The only hard-and-fast rule I’d make is to NOT randomly apply for every job that seems even remotely possible. In other words, don’t wake up each morning with the goal of applying to at least 5 jobs before lunch. Why? Read “253 Jobs I Didn’t Get!”
How do you know if this is the right job for you?
Are You Qualified? okay, it looks like a really cool job, but do you even come close on the qualifications? Just this week, I had a client who has spent the last 15 years in PR and media communications. She showed me two opportunities that interested her. One was to be the Director of Corporate Social Responsibility. Well, sort of. She did have some background in developing volunteerism and in representing nonprofits in her PR practice. There was enough data that I could make the case in her resume for her to be considered for a role in CSR. But the other opportunity? It was in cyber-security. If your reaction is, “huh?” think about how hard it was for me to come up with a tactful, “no way.”
Are you connected at the company? Even if you are super qualified, you’ll get a big leg up on the competition if you are introduced through a network connection. Studies have indicated that second degree connections are critical to getting hired. Have a searchable profile on LinkedIn and grow your network so that the likelihood of having a second degree connection there will rise. You can read more about how to do this in my Wall Street Journal article, “How Job Hunters Should Use Second Degree Connections.”

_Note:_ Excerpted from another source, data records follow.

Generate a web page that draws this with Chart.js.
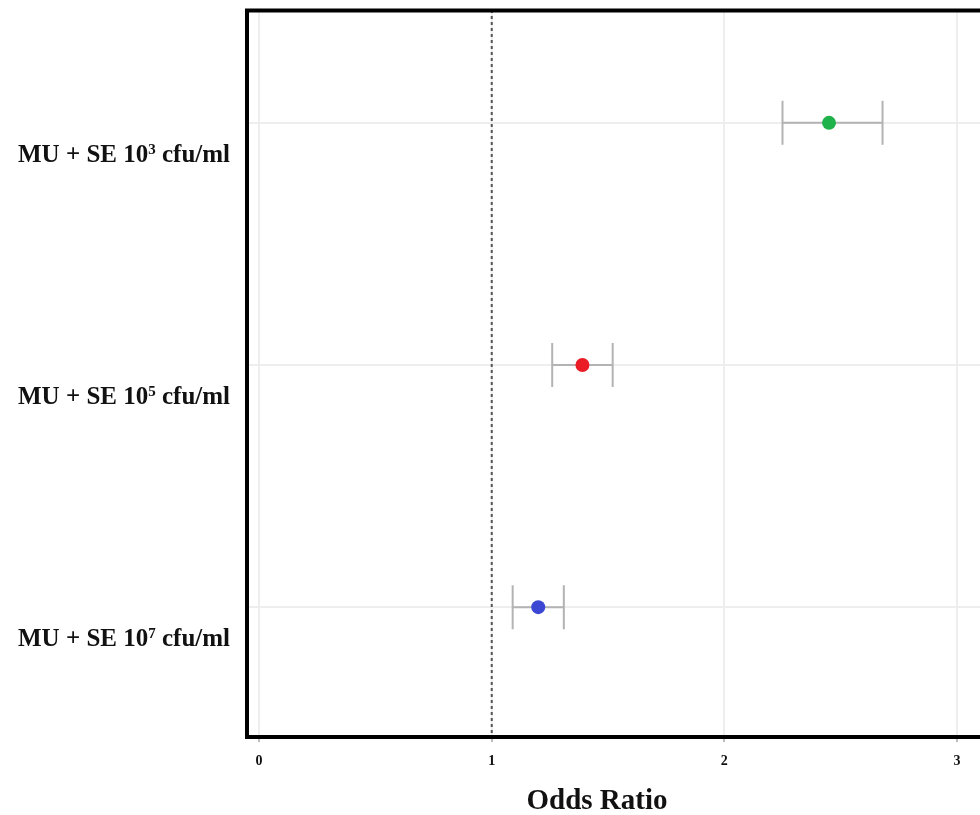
<!DOCTYPE html>
<html>
<head>
<meta charset="utf-8">
<script src="https://cdn.jsdelivr.net/npm/chart.js@4/dist/chart.umd.min.js"></script>
<style>
    body { margin: 0; background: #fff; }
    #chart-wrap { width: 980px; height: 815px; overflow: hidden; }
</style>
</head>
<body>
<div id="chart-wrap"><canvas id="forest-chart" width="980" height="815"></canvas></div>
<script>
// Rows, top to bottom
const labelPrefix = 'MU + SE 10';
const labelExponents = ['3', '5', '7'];
const labelUnit = 'cfu/ml';

// Odds ratio with confidence interval
const oddsRatio = [2.45, 1.39, 1.20];
const ciLower = [2.25, 1.26, 1.09];
const ciUpper = [2.68, 1.52, 1.31];
const pointColors = ['#1fb14a', '#ea1c26', '#3b46d3'];

const xTicks = [0, 1, 2, 3];
const referenceLine = 1;
const axisTitle = 'Odds Ratio';

const serif = '"Liberation Serif", "Times New Roman", serif';

// Error bars drawn under the points
const errorBars = {
    id: 'errorBars',
    beforeDatasetsDraw(chart) {
        const ctx = chart.ctx;
        const x = chart.scales.x;
        const y = chart.scales.y;
        ctx.save();
        ctx.strokeStyle = '#b3b3b3';
        ctx.lineWidth = 2;
        oddsRatio.forEach((v, i) => {
            const py = y.getPixelForValue(i);
            const x1 = x.getPixelForValue(ciLower[i]);
            const x2 = x.getPixelForValue(ciUpper[i]);
            ctx.beginPath();
            ctx.moveTo(x1, py);
            ctx.lineTo(x2, py);
            ctx.moveTo(x1, py - 22);
            ctx.lineTo(x1, py + 22);
            ctx.moveTo(x2, py - 22);
            ctx.lineTo(x2, py + 22);
            ctx.stroke();
        });

        // dashed line at OR = 1
        const rx = x.getPixelForValue(referenceLine);
        ctx.strokeStyle = '#555';
        ctx.setLineDash([3, 3]);
        ctx.beginPath();
        ctx.moveTo(rx, chart.chartArea.top);
        ctx.lineTo(rx, chart.chartArea.bottom);
        ctx.stroke();
        ctx.restore();
    }
};

// Frame, row labels with superscripts, axis title
const decorations = {
    id: 'decorations',
    afterDraw(chart) {
        const ctx = chart.ctx;
        const area = chart.chartArea;
        const y = chart.scales.y;
        ctx.save();

        ctx.strokeStyle = '#000';
        ctx.lineWidth = 4;
        ctx.beginPath();
        ctx.moveTo(chart.width, area.top + 0.5);
        ctx.lineTo(area.left, area.top + 0.5);
        ctx.lineTo(area.left, area.bottom + 1);
        ctx.lineTo(chart.width, area.bottom + 1);
        ctx.stroke();

        ctx.fillStyle = '#111';
        ctx.textBaseline = 'alphabetic';
        const mainFont = 'bold 25px ' + serif;
        const supFont = 'bold 15px ' + serif;
        labelExponents.forEach((exp, i) => {
            const base = y.getPixelForValue(i) + 39;
            ctx.font = mainFont;
            const w1 = ctx.measureText(labelPrefix).width;
            const w3 = ctx.measureText(' ' + labelUnit).width;
            ctx.font = supFont;
            const w2 = ctx.measureText(exp).width;
            let sx = area.left - 17 - (w1 + w2 + w3);
            ctx.font = mainFont;
            ctx.fillText(labelPrefix, sx, base);
            sx += w1;
            ctx.font = supFont;
            ctx.fillText(exp, sx, base - 8);
            sx += w2;
            ctx.font = mainFont;
            ctx.fillText(' ' + labelUnit, sx, base);
        });

        ctx.font = 'bold 29px ' + serif;
        ctx.textAlign = 'center';
        ctx.fillText(axisTitle, 597, 809);
        ctx.restore();
    }
};

new Chart(document.getElementById('forest-chart'), {
    type: 'scatter',
    data: {
        datasets: [{
            data: oddsRatio.map((v, i) => ({ x: v, y: i })),
            backgroundColor: pointColors,
            borderWidth: 0,
            pointRadius: 7,
            pointHoverRadius: 7
        }]
    },
    options: {
        responsive: false,
        animation: false,
        devicePixelRatio: 1,
        layout: { autoPadding: false, padding: { left: 247, top: 10, right: 0, bottom: 0 } },
        plugins: {
            legend: { display: false },
            tooltip: { enabled: false }
        },
        scales: {
            x: {
                type: 'linear',
                min: -0.052,
                max: 3.099,
                afterFit(axis) {
                    axis.height = 79;
                    axis.paddingLeft = 0;
                    axis.paddingRight = 0;
                },
                afterBuildTicks(axis) { axis.ticks = xTicks.map(v => ({ value: v })); },
                grid: { color: '#eeeeee', lineWidth: 2, tickLength: 6, tickColor: '#bbbbbb' },
                border: { display: false },
                ticks: {
                    padding: 11,
                    color: '#111',
                    font: { family: serif, size: 14, weight: 'bold' }
                }
            },
            y: {
                type: 'linear',
                reverse: true,
                min: -0.466,
                max: 2.532,
                afterFit(axis) {
                    axis.width = 0;
                    axis.paddingTop = 0;
                    axis.paddingBottom = 0;
                },
                afterBuildTicks(axis) { axis.ticks = labelExponents.map((e, i) => ({ value: i })); },
                grid: { color: '#eeeeee', lineWidth: 2, drawTicks: false },
                border: { display: false },
                ticks: { display: false }
            }
        }
    },
    plugins: [errorBars, decorations]
});
</script>
</body>
</html>
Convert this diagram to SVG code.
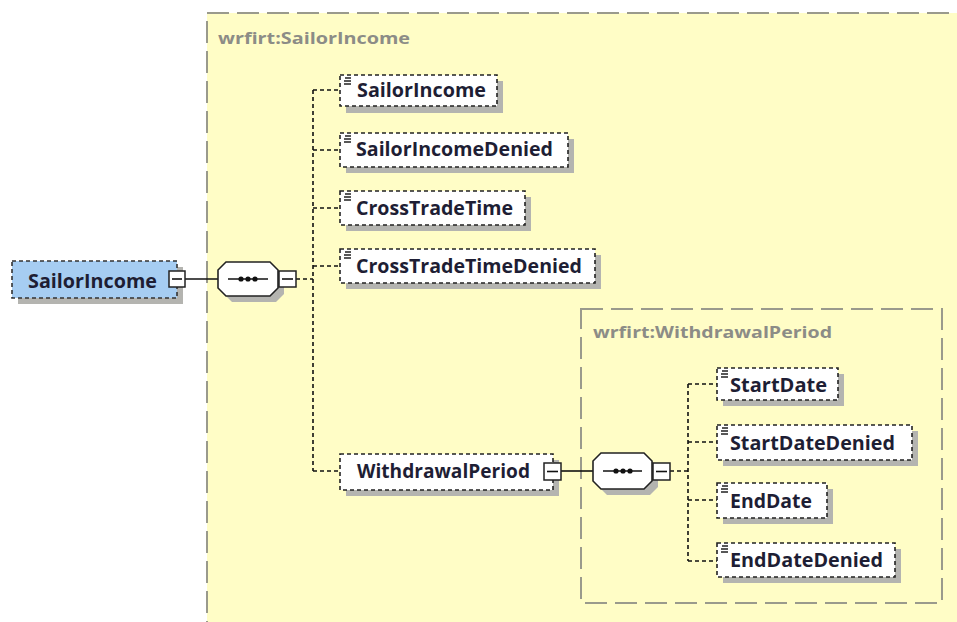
<svg xmlns="http://www.w3.org/2000/svg" width="957" height="622" viewBox="0 0 957 622">
<style>
.bg{fill:#ffffff}
.grp{fill:#fffdc6;stroke:#9a9a8c;stroke-width:2;stroke-dasharray:22 8}
.glabel{font-family:"Open Sans","Noto Sans","DejaVu Sans",sans-serif;font-weight:bold;font-size:16px;fill:#8c8c86}
.shadow{fill:#b4b4b0}
.el{fill:#ffffff;stroke:#222;stroke-width:1.6;stroke-dasharray:4 3}
.root{fill:#a6cdf2;stroke:#333;stroke-width:1.6;stroke-dasharray:4 3}
.t{font-family:"Open Sans","Noto Sans","DejaVu Sans",sans-serif;font-weight:bold;font-size:19px;fill:#1e1e34}
.solid{stroke:#111;stroke-width:1.6;fill:none}
.dash{stroke:#111;stroke-width:1.6;fill:none;stroke-dasharray:4 3}
.seq{fill:#ffffff;stroke:#222;stroke-width:1.6}
.box{fill:#ffffff;stroke:#222;stroke-width:1.5}
.ico{stroke:#222;stroke-width:1.4}
</style>
<defs>
<g id="icon"><path class="ico" d="M1,0h6M0,3h7M0,6h7"/></g>
</defs>
<rect class="bg" x="0" y="0" width="957" height="622"/>

<g id="group-SailorIncome">
<rect class="grp" x="207" y="13" width="770" height="640"/>
<text class="glabel" x="218" y="44" textLength="192" lengthAdjust="spacingAndGlyphs">wrfirt:SailorIncome</text>
</g>
<g id="group-WithdrawalPeriod">
<rect class="grp" x="581" y="309" width="361" height="294"/>
<text class="glabel" x="593" y="338" textLength="239" lengthAdjust="spacingAndGlyphs">wrfirt:WithdrawalPeriod</text>
</g>

<g id="connectors">
<path class="solid" d="M185,279H218"/>
<path class="dash" d="M296,279H313M313,90V471M313,90H340M313,150H340M313,208H340M313,266H340M313,471H340"/>
<path class="solid" d="M561,471H593"/>
<path class="dash" d="M670,471H688M688,384V561M688,384H717M688,442H717M688,500H717M688,561H717"/>
</g>

<g id="root-SailorIncome">
<rect class="shadow" x="18" y="267" width="165" height="37"/>
<rect class="root" x="12" y="261" width="165" height="37"/>
<text class="t" x="28" y="288" textLength="129" lengthAdjust="spacingAndGlyphs">SailorIncome</text>
<rect class="box" x="169" y="271" width="16" height="16"/>
<path class="solid" d="M172,279H182"/>
</g>

<g id="seq-outer">
<polygon class="shadow" points="232,268 276,268 284,276 284,294 276,302 232,302 224,294 224,276"/>
<polygon class="seq" points="226,262 270,262 278,270 278,288 270,296 226,296 218,288 218,270"/>
<path class="solid" d="M228,279H268"/>
<circle cx="241" cy="279" r="2.6" fill="#111"/><circle cx="248" cy="279" r="2.6" fill="#111"/><circle cx="255" cy="279" r="2.6" fill="#111"/>
<rect class="box" x="279" y="271" width="17" height="16"/>
<path class="solid" d="M282,279H293"/>
</g>

<g id="el-SailorIncome">
<rect class="shadow" x="346" y="81" width="157" height="32"/>
<rect class="el" x="340" y="75" width="157" height="31"/>
<use href="#icon" x="344" y="78"/>
<text class="t" x="357" y="97" textLength="129" lengthAdjust="spacingAndGlyphs">SailorIncome</text>
</g>
<g id="el-SailorIncomeDenied">
<rect class="shadow" x="346" y="139" width="228" height="34"/>
<rect class="el" x="340" y="133" width="228" height="34"/>
<use href="#icon" x="344" y="136"/>
<text class="t" x="356" y="156" textLength="197" lengthAdjust="spacingAndGlyphs">SailorIncomeDenied</text>
</g>
<g id="el-CrossTradeTime">
<rect class="shadow" x="346" y="197" width="185" height="34"/>
<rect class="el" x="340" y="191" width="185" height="34"/>
<use href="#icon" x="344" y="194"/>
<text class="t" x="356" y="215" textLength="157" lengthAdjust="spacingAndGlyphs">CrossTradeTime</text>
</g>
<g id="el-CrossTradeTimeDenied">
<rect class="shadow" x="346" y="255" width="255" height="34"/>
<rect class="el" x="340" y="249" width="255" height="34"/>
<use href="#icon" x="344" y="252"/>
<text class="t" x="356" y="273" textLength="226" lengthAdjust="spacingAndGlyphs">CrossTradeTimeDenied</text>
</g>
<g id="el-WithdrawalPeriod">
<rect class="shadow" x="346" y="460" width="213" height="36"/>
<rect class="el" x="340" y="454" width="213" height="36"/>
<text class="t" x="357" y="478" textLength="173" lengthAdjust="spacingAndGlyphs">WithdrawalPeriod</text>
<rect class="box" x="544" y="463" width="17" height="17"/>
<path class="solid" d="M547,471.5H558"/>
</g>

<g id="seq-inner">
<polygon class="shadow" points="607,459 650,459 658,467 658,487 650,495 607,495 599,487 599,467"/>
<polygon class="seq" points="601,453 644,453 652,461 652,481 644,489 601,489 593,481 593,461"/>
<path class="solid" d="M603,471H642"/>
<circle cx="616" cy="471" r="2.6" fill="#111"/><circle cx="623" cy="471" r="2.6" fill="#111"/><circle cx="630" cy="471" r="2.6" fill="#111"/>
<rect class="box" x="653" y="463" width="17" height="17"/>
<path class="solid" d="M656,471.5H667"/>
</g>

<g id="el-StartDate">
<rect class="shadow" x="723" y="374" width="121" height="32"/>
<rect class="el" x="717" y="368" width="121" height="32"/>
<use href="#icon" x="721" y="371"/>
<text class="t" x="730" y="392" textLength="97" lengthAdjust="spacingAndGlyphs">StartDate</text>
</g>
<g id="el-StartDateDenied">
<rect class="shadow" x="723" y="431" width="195" height="35"/>
<rect class="el" x="717" y="425" width="195" height="35"/>
<use href="#icon" x="721" y="428"/>
<text class="t" x="730" y="450" textLength="165" lengthAdjust="spacingAndGlyphs">StartDateDenied</text>
</g>
<g id="el-EndDate">
<rect class="shadow" x="723" y="489" width="110" height="35"/>
<rect class="el" x="717" y="483" width="110" height="35"/>
<use href="#icon" x="721" y="486"/>
<text class="t" x="730" y="508" textLength="82" lengthAdjust="spacingAndGlyphs">EndDate</text>
</g>
<g id="el-EndDateDenied">
<rect class="shadow" x="723" y="549" width="178" height="34"/>
<rect class="el" x="717" y="543" width="178" height="34"/>
<use href="#icon" x="721" y="546"/>
<text class="t" x="730" y="567" textLength="153" lengthAdjust="spacingAndGlyphs">EndDateDenied</text>
</g>
</svg>
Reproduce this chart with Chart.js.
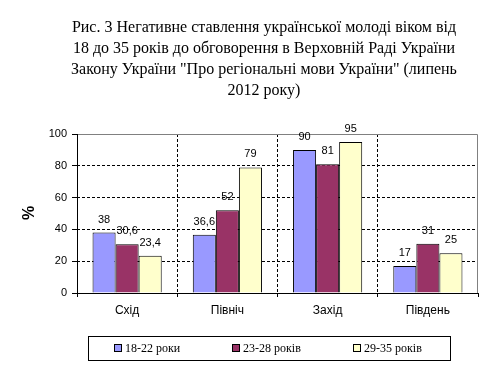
<!DOCTYPE html>
<html>
<head>
<meta charset="utf-8">
<script src="https://cdn.jsdelivr.net/npm/chart.js@4"></script>
<style>
  html, body { margin: 0; padding: 0; background: #fff; }
  #wrap { width: 493px; height: 369px; }
</style>
</head>
<body>
<div id="wrap"><canvas id="chart" width="493" height="369"></canvas></div>
<script>
// chart data
const regions = ["Схід", "Північ", "Захід", "Південь"];
const groupLabels = ["18-22 роки", "23-28 років", "29-35 років"];
const age18to22 = [38, 36.6, 90, 17];
const age23to28 = [30.6, 52, 81, 31];
const age29to35 = [23.4, 79, 95, 25];
const yTicks = [0, 20, 40, 60, 80, 100];

const titleLines = [
  "Рис. 3 Негативне ставлення української молоді віком від",
  "18 до 35 років до обговорення в Верховній Раді України",
  "Закону України \"Про регіональні мови України\" (липень",
  "2012 року)"
];

const colors = ["#9999FF", "#993366", "#FFFFCC"];

// title, legend, value labels and frame drawn by hand
const extras = {
  id: "extras",
  afterDatasetsDraw(chart) {
    const ctx = chart.ctx;
    const a = chart.chartArea;
    ctx.save();

    // plot frame: top/right grey, axes black
    ctx.lineWidth = 1;
    ctx.strokeStyle = "#808080";
    ctx.beginPath();
    ctx.moveTo(a.left, a.top + 0.5);
    ctx.lineTo(a.right - 0.5, a.top + 0.5);
    ctx.lineTo(a.right - 0.5, a.bottom);
    ctx.stroke();
    ctx.strokeStyle = "#000";
    ctx.beginPath();
    ctx.moveTo(a.left + 0.5, a.top);
    ctx.lineTo(a.left + 0.5, a.bottom + 0.5);
    ctx.lineTo(a.right, a.bottom + 0.5);
    ctx.stroke();

    // value labels
    ctx.font = "11px 'Liberation Sans', Arial, sans-serif";
    ctx.fillStyle = "#000";
    ctx.textAlign = "center";
    ctx.textBaseline = "middle";
    chart.data.datasets.forEach((ds, i) => {
      chart.getDatasetMeta(i).data.forEach((bar, j) => {
        ctx.fillText(String(ds.data[j]).replace(".", ","), bar.x, bar.y - 13);
      });
    });

    // title
    ctx.font = "16px 'Liberation Serif', 'Times New Roman', serif";
    titleLines.forEach((line, k) => {
      ctx.fillText(line, 264, 28 + k * 21);
    });

    // y axis name
    ctx.save();
    ctx.translate(30, 213);
    ctx.rotate(-Math.PI / 2);
    ctx.font = "bold 16px 'Liberation Sans', Arial, sans-serif";
    ctx.fillText("%", 0, 0);
    ctx.restore();

    // legend with box
    ctx.strokeStyle = "#000";
    ctx.strokeRect(88.5, 336.5, 362, 24);
    ctx.font = "12px 'Liberation Serif', 'Times New Roman', serif";
    ctx.textAlign = "left";
    const itemX = [114, 232, 353];
    chart.data.datasets.forEach((ds, i) => {
      ctx.fillStyle = ds.backgroundColor;
      ctx.fillRect(itemX[i] + 0.5, 344.5, 7, 7);
      ctx.strokeRect(itemX[i] + 0.5, 344.5, 7, 7);
      ctx.fillStyle = "#000";
      ctx.fillText(ds.label, itemX[i] + 11, 348.5);
    });
    ctx.restore();
  }
};

new Chart(document.getElementById("chart"), {
  type: "bar",
  data: {
    labels: regions,
    datasets: [
      { label: groupLabels[0], data: age18to22, backgroundColor: colors[0] },
      { label: groupLabels[1], data: age23to28, backgroundColor: colors[1] },
      { label: groupLabels[2], data: age29to35, backgroundColor: colors[2] }
    ].map(d => Object.assign(d, {
      borderColor: "#000",
      borderWidth: 1,
      categoryPercentage: 0.69,
      barPercentage: 1.0
    }))
  },
  options: {
    responsive: false,
    animation: false,
    layout: { padding: { top: 134, right: 15, left: 0, bottom: 46 } },
    plugins: {
      legend: { display: false },
      title: { display: false },
      tooltip: { enabled: false }
    },
    scales: {
      x: {
        afterFit: s => { s.height = 30; },
        grid: {
          offset: true,
          // no dashed line on the plot edges
          color: c => (c.index === undefined || c.index === 0 || c.index >= regions.length) ? "transparent" : "#000",
          tickColor: "#000",
          tickLength: 4
        },
        border: { display: false, dash: [3, 2] },
        ticks: {
          color: "#000",
          padding: 6,
          font: { family: "'Liberation Sans', Arial, sans-serif", size: 12 }
        }
      },
      y: {
        min: 0,
        max: 100,
        afterFit: s => { s.width = 77; },
        afterBuildTicks: s => { s.ticks = yTicks.map(v => ({ value: v })); },
        grid: {
          color: c => (c.tick && (c.tick.value === 0 || c.tick.value === 100)) ? "transparent" : "#000",
          tickColor: "#000",
          tickLength: 5
        },
        border: { display: false, dash: [3, 2] },
        ticks: {
          color: "#000",
          padding: 5,
          font: { family: "'Liberation Sans', Arial, sans-serif", size: 11 }
        }
      }
    }
  },
  plugins: [extras]
});
</script>
</body>
</html>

Is this something you actually want to do? When you’re unemployed, your anxiety can lead to poor choices. Don’t apply for this job if you’d hate it. Even if you are employed, but feeling unproductive and bored, ask yourself if it’s your current job you hate, or just where you’re going every day to do it. Employers often pigeonhole candidates as being one type of professional or another. The more time you spend doing one type of job could potentially label you as something you don’t want to be.
Far too often, I get calls from a certain kind of job seeker – and as gently as possible – I decline taking their money to write them a resume. Why? Because when I look at their current resume, it was clear to me that they never asked themselves , “is this the right job for me?” or if they took any job that was offered to them. Now, I completely respect the need for income. We all need to put a roof over our heads and food in our stomachs, and some of us have other mouths to feed. But not being choosy about which jobs you apply for could mean career suicide. A resume that has the job seeker working at Best Buy selling electronics, then performing warehouse management tasks, followed by a stint as a customer service representative in a call center…well, you get the picture. That person doesn’t have a career trajectory; that person has a history of jobs held. That person doesn’t need a resume writer; he or she can just type up the list of jobs held by themselves.
So, how do you know if this is the right job for you? Don’t settle for, “what have I got to lose?” It’s an important question that deserves serious consideration.